Yesterday was one year since my friend Amanda died. Hard to believe that a year has passed, and still harder to believe that she has in fact gone. Acceptance will come with time. Understanding, I am really not sure....
I felt really sad yesterday, imagining the suffering she went through, the grief of her family. I felt angry again that someone as good as her had to die so young. Only 34 years old.
I miss her so much, it really hurts. I have her photo on my fridge, and each time I see her I smile, but inside I also feel really sad. A mixed bag of emotions.
I just hope I never forget the times we spent together. My fear is that over time, I'll start to forget the moments we shared. This year I've not kept in physical contact with mutual friends we had. Possibly a defence mechanism on my part, part of the denial I have. There was 4 of us, who were close at uni - Monty lives in SF now, and Rani is still here in Sydney. In some ways, it's easier for me, that we don't see each other, even though the healthier thing is for us to stay in touch more often and support each other.
When Amanda died, this sounds so corny, but a part of me changed. This past year has really been a confusing one for me.

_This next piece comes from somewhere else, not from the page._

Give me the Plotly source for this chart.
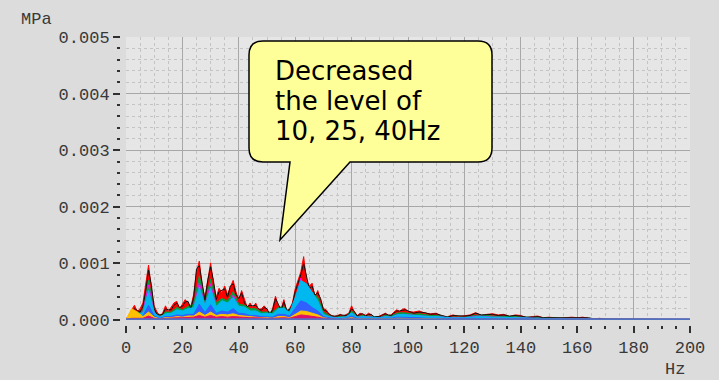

The future is so uncertain now. Tomorrow everything could change. I can't see any point in dwelling on trivialities, and nor can I understand or accept the selfishness of others.
After suffering severe headaches, dizziness and nausea myself for the past 1.5 months, my CT scan this morning came up clear. Relieving news. The test revealed a sinus problem, which was not unexpected.
However, I still miss Amanda, and wish that things were different.